Not last few years, maybe last 12 months is the right approach. Before that, our focus was, reasonably high towards, fixed income and yield-oriented assets. Even within the managed products, we had a lot of, you know, non-correlated stuff like, credit funds, infrastructure funds, asset funds, which were less MTM products. Because our approach was to attack the fixed income portfolios of clients, because everybody was doing equity. Now it's become more balanced, and incremental flows are now coming towards equity assets. So currently, maybe 10%-15% would be equity assets, but 12 months from now, maybe that will be 30%-35%.
Sure, sure, sir. Second question was on the cost side in the Capital Markets business. So as you have calculated that in that Asset Services, it is roughly in the range of 30%-33%. Whereas in the IB business, it is in the range of 50%-55%. So will this be, like, going ahead, as I understand that something like in the next, in the second half of the financial year, then it should increase because of the variable payouts and all those things. So, so the current level?
What we have done, Lalit, is that we have, in the first quarter itself, up-fronted the variable payout. Given the fact that Capital Markets is a very strong booker, if you look at the total cost, and if you see between Q4 and Q1, FY 2025, there is almost a INR 24 crore cost jump, which is largely towards two elements. One would be the hikes, because, there is the manpower addition which is happening here. One would be the hikes would be, let's say, order of maybe 35%, but rest would all be attributable to variable cost.
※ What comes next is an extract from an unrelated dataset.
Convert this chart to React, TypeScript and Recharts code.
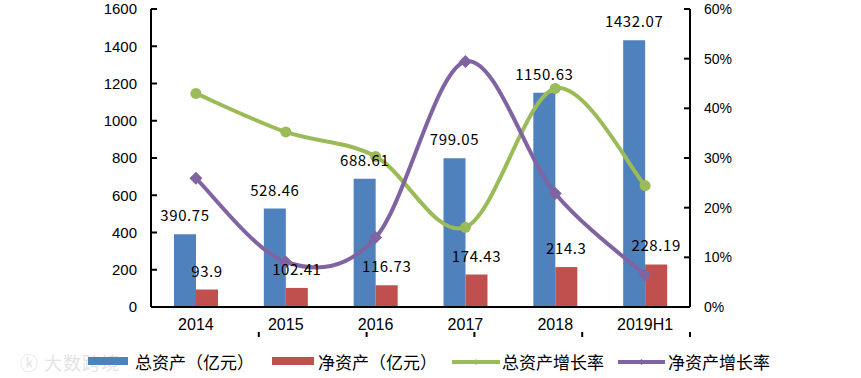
import React from 'react';
import { ComposedChart, Bar, Line, XAxis, YAxis, LabelList } from 'recharts';

const categories = ['2014', '2015', '2016', '2017', '2018', '2019H1'];
const totalAssets = [390.75, 528.46, 688.61, 799.05, 1150.63, 1432.07];
const netAssets = [93.9, 102.41, 116.73, 174.43, 214.3, 228.19];
const totalGrowth = [43.0, 35.24, 30.31, 16.04, 44.0, 24.46];
const netGrowth = [25.9, 9.06, 13.98, 49.43, 22.86, 6.48];
const leftTicks = [0, 200, 400, 600, 800, 1000, 1200, 1400, 1600];
const rightTicks = [0, 10, 20, 30, 40, 50, 60];
const boundaryTicks = [1, 2, 3, 4, 5];

const seriesNames = ['总资产（亿元）', '净资产（亿元）', '总资产增长率', '净资产增长率'];
const colors = ['#4F81BD', '#C0504D', '#9BBB59', '#8064A2'];

const data = categories.map((c, i) => ({
  cat: c,
  total: totalAssets[i],
  net: netAssets[i],
  tg: totalGrowth[i],
  ng: netGrowth[i],
}));

// Excel-like smooth line (Catmull-Rom)
function smoothCurve(context: any) {
  let pts: number[][] = [];
  return {
    areaStart() {},
    areaEnd() {},
    lineStart() {
      pts = [];
    },
    point(x: number, y: number) {
      pts.push([+x, +y]);
    },
    lineEnd() {
      const n = pts.length;
      if (!n) return;
      context.moveTo(pts[0][0], pts[0][1]);
      for (let i = 0; i < n - 1; i++) {
        const p0 = pts[i - 1] || pts[i];
        const p1 = pts[i];
        const p2 = pts[i + 1];
        const p3 = pts[i + 2] || pts[i + 1];
        const c1x = p1[0] + (p2[0] - p0[0]) / 6;
        const c1y = p1[1] + (p2[1] - p0[1]) / 6;
        const c2x = p2[0] - (p3[0] - p1[0]) / 6;
        const c2y = p2[1] - (p3[1] - p1[1]) / 6;
        context.bezierCurveTo(c1x, c1y, c2x, c2y, p2[0], p2[1]);
      }
    },
  };
}

const Diamond = (props: any) => {
  const { cx, cy } = props;
  if (cx == null || cy == null) return null;
  const r = 6.5;
  return (
    <polygon
      points={`${cx},${cy - r} ${cx + r},${cy} ${cx},${cy + r} ${cx - r},${cy}`}
      fill={colors[3]}
    />
  );
};

const Circle = (props: any) => {
  const { cx, cy } = props;
  if (cx == null || cy == null) return null;
  return <circle cx={cx} cy={cy} r={5.5} fill={colors[2]} />;
};

const labelFont = { fontSize: 15, fontFamily: '"Noto Sans CJK SC", sans-serif', fill: '#000', letterSpacing: 0.6 };
const axisFont = 'Liberation Sans, Arial, sans-serif';
const legendFont = '"Noto Sans CJK SC", sans-serif';

export default function App() {
  return (
    <div style={{ position: 'absolute', left: 0, top: 0, width: 861, height: 378, background: '#fff' }}>
      <ComposedChart
        width={861}
        height={378}
        data={data}
        margin={{ top: 9, right: 111, left: 0, bottom: 40 }}
        barGap={0}
      >
        <XAxis
          xAxisId="grid"
          type="number"
          domain={[0, 6]}
          ticks={boundaryTicks}
          height={1}
          axisLine={false}
          tick={() => <g />}
          tickSize={-5}
          tickLine={{ stroke: '#000', strokeWidth: 2 }}
        />
        <XAxis
          dataKey="cat"
          height={30}
          axisLine={{ stroke: '#000', strokeWidth: 2 }}
          tickLine={false}
          tickSize={0}
          tickMargin={12}
          tick={{ fontSize: 16, fill: '#000', fontFamily: axisFont }}
        />
        <YAxis
          yAxisId="left"
          width={151}
          domain={[0, 1600]}
          ticks={leftTicks}
          interval={0}
          axisLine={{ stroke: '#000', strokeWidth: 2 }}
          tickLine={{ stroke: '#000', strokeWidth: 2 }}
          tickSize={-6}
          tickMargin={20}
          tick={{ fontSize: 15, fill: '#000', fontFamily: axisFont }}
        />
        <YAxis
          yAxisId="right"
          orientation="right"
          width={60}
          domain={[0, 60]}
          ticks={rightTicks}
          interval={0}
          tickFormatter={(v: number) => `${v}%`}
          axisLine={{ stroke: '#000', strokeWidth: 2 }}
          tickLine={{ stroke: '#000', strokeWidth: 2 }}
          tickSize={-6}
          tickMargin={20}
          tick={{ fontSize: 14, fill: '#000', fontFamily: axisFont }}
        />
        <Bar dataKey="total" name={seriesNames[0]} yAxisId="left" fill={colors[0]} barSize={22} isAnimationActive={false}>
          <LabelList dataKey="total" position="top" offset={13} style={labelFont} />
        </Bar>
        <Bar dataKey="net" name={seriesNames[1]} yAxisId="left" fill={colors[1]} barSize={22} isAnimationActive={false}>
          <LabelList dataKey="net" position="top" offset={13} style={labelFont} />
        </Bar>
        <Line
          dataKey="tg"
          name={seriesNames[2]}
          yAxisId="right"
          type={smoothCurve as any}
          stroke={colors[2]}
          strokeWidth={4}
          dot={<Circle />}
          activeDot={false}
          isAnimationActive={false}
        />
        <Line
          dataKey="ng"
          name={seriesNames[3]}
          yAxisId="right"
          type={smoothCurve as any}
          stroke={colors[3]}
          strokeWidth={4}
          dot={<Diamond />}
          activeDot={false}
          isAnimationActive={false}
        />
      </ComposedChart>
      <div
        style={{
          position: 'absolute',
          left: 20,
          top: 349,
          fontSize: 18,
          color: '#e3e3e3',
          fontFamily: legendFont,
          letterSpacing: 1,
        }}
      >
        ⓚ 大数跨境
      </div>
      <svg width={861} height={30} style={{ position: 'absolute', left: 0, top: 347 }}>
        <rect x={88} y={10} width={40} height={8} fill={colors[0]} />
        <rect x={272} y={10} width={42} height={8} fill={colors[1]} />
        <line x1={452} x2={500} y1={15} y2={15} stroke={colors[2]} strokeWidth={4} />
        <circle cx={476} cy={15} r={2.5} fill={colors[2]} />
        <line x1={618} x2={665} y1={15} y2={15} stroke={colors[3]} strokeWidth={4} />
        <polygon points="641.5,12 644.5,15 641.5,18 638.5,15" fill={colors[3]} />
        <g fontSize={17} fontFamily={legendFont} fill="#000" dominantBaseline="central">
          <text x={135} y={14}>{seriesNames[0]}</text>
          <text x={318} y={14}>{seriesNames[1]}</text>
          <text x={502} y={14}>{seriesNames[2]}</text>
          <text x={668} y={14}>{seriesNames[3]}</text>
        </g>
      </svg>
    </div>
  );
}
So, the segment between the 30%-35% and 50%-55% will remain over the next twelve months?
Our approach of variable, we try to, I mean, we are always, not always correct, is to basically keep accruing the variable costs in line with the revenues in any quarter. We've not been perfectly, as I said, right at it, but to the extent possible, we try to align it so that there is no weekly catch-up that happens. Although, segments in the last two years in our wealth management businesses, we had to do a catch-up in quarter four, but not in the capital markets business.
Okay. Thank you.
Thank you. Participants who wish to ask question, please press star and one at this time. The next question is from the line of Bhavin Pande from Athena Investments. Please go ahead.
Hi. Congratulations on wonderful set of numbers. I just had one question regarding Capital Markets business. So we could see some increase in market share. So could you just shed some light on the dynamics of the Capital Markets space and how one sort of plans to move or gain market share?
There are three lines of business which we report in our Capital Markets segment. One is institutional equities, second is investment banking, and third is Asset Services. I'll start with the Asset Services business first. That basically serves two sets of clients. One is international investors, which is FII, in which usually we serve systematic bond funds and hedge funds, and on the domestic side, long only PMS and AIFs. Essentially, the function of market share is out of the new clients which come into the fold in both the categories, how many new accounts are you able to get as far as your competition is concerned? In institutional equities, similarly, we serve FIIs, domestic MFs and insurance companies, and that is typically volume-led. So as your volume on the side goes up, your market share will typically go up.
And investment bank, we are in ECM, M&A, ECM capital markets. So across that, depending on the league tables and how much we are able to win is how our market share moves. So I think overall, more than market share, on the capital market side, what we keep worrying about is how the activity will move up or down. But at least post-elections and post-budget, for the next 12 months, it doesn't seem... Unless there is an external shock, which comes and hits, we don't foresee a, you know, tapering.
Yes, quarter-on-quarter, the numbers could move up and down, but overall activity in the market should be at a similar level, except what Prayesh was mentioning in his question earlier, as to if something draconian happens on the F&O side, and that has a second order impact on the overall market performance, then I think, entire sector, whether it is us, asset management, broking, everybody will get impacted.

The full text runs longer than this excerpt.